Congratulations! It likely wasn't your crummy job as a farrier that led to the kingdom's collapse. Kingdoms collapse for unknown reasons, and nails fail to be set into horseshoes for unknown reasons. A causal connection between the two is rather unlikely. In fact, its nearly the least likely interpretation that you can imagine, given the knowledge that you have. The only thing less likely that you can imagine is that it was some other missing nail altogether that is to blame, other than the one you observed yourself.

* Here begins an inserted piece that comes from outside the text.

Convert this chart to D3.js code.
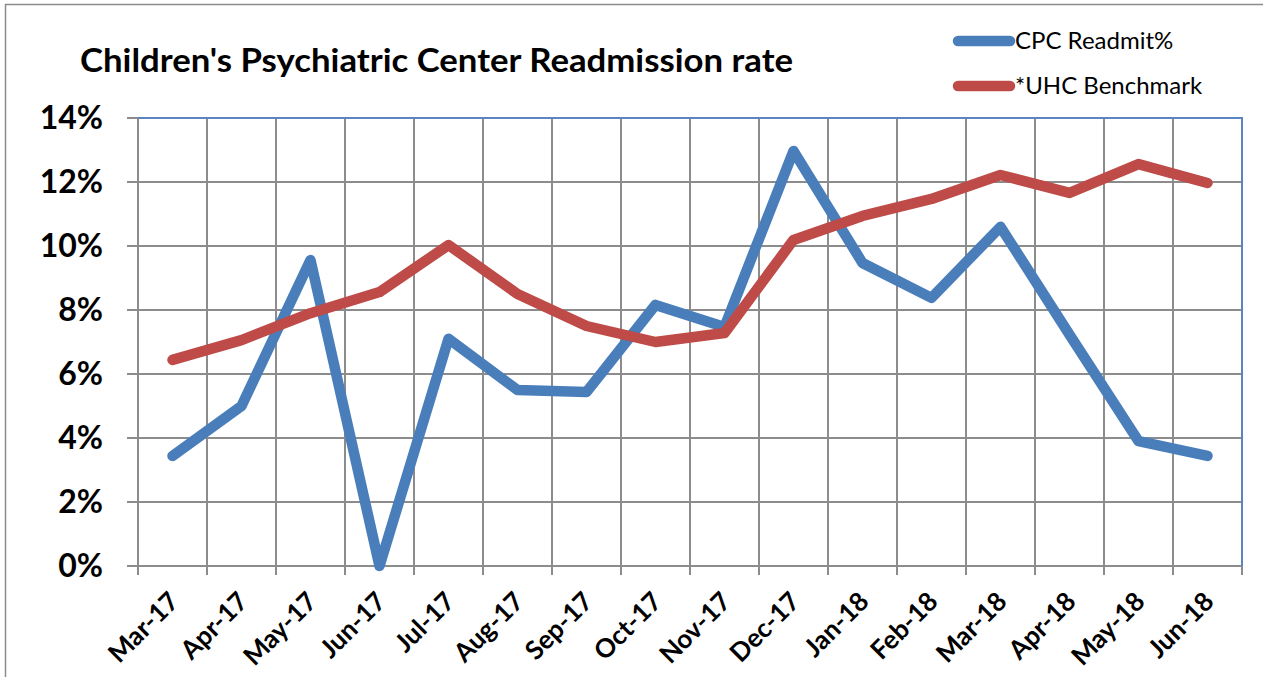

The point of this example is to encourage you to be careful with your conditional probabilities, especially in the case where you are working with variables that only appear in the etcetera literal and the consequent. You are much better off avoiding these axioms altogether.

Fortunately, Etcetera Abduction is perfectly capable of helping you represent the uncertain about whether the horseshoe with the missing nail ended up on a particular horse. All we need to do is add this assumption to the antecedents of our axiom, and make this probability explicit as a prior probability:

;; Alternative formulation of missing shoe axiom

(if (and (missing_nail n s)
	 (shoe_on_horse s h)
	 (etc2_missing_shoe 0.5 n s h))
    (missing_shoe s h))

(if (etc0_shoe_on_horse 0.001 s h) (shoe_on_horse s h))

Represented this way, the shoe-on-horse assumption is made explicit, as illustrated the following (low-probability) interpretation.

It might be a good exercise for you to rewrite all of the axioms in this manner. This way, you can make explicit the likelihoods that a given rider was on the horse with the missing shoe, that a given message about the enemy was being delivered by that rider, and so forth. Good luck!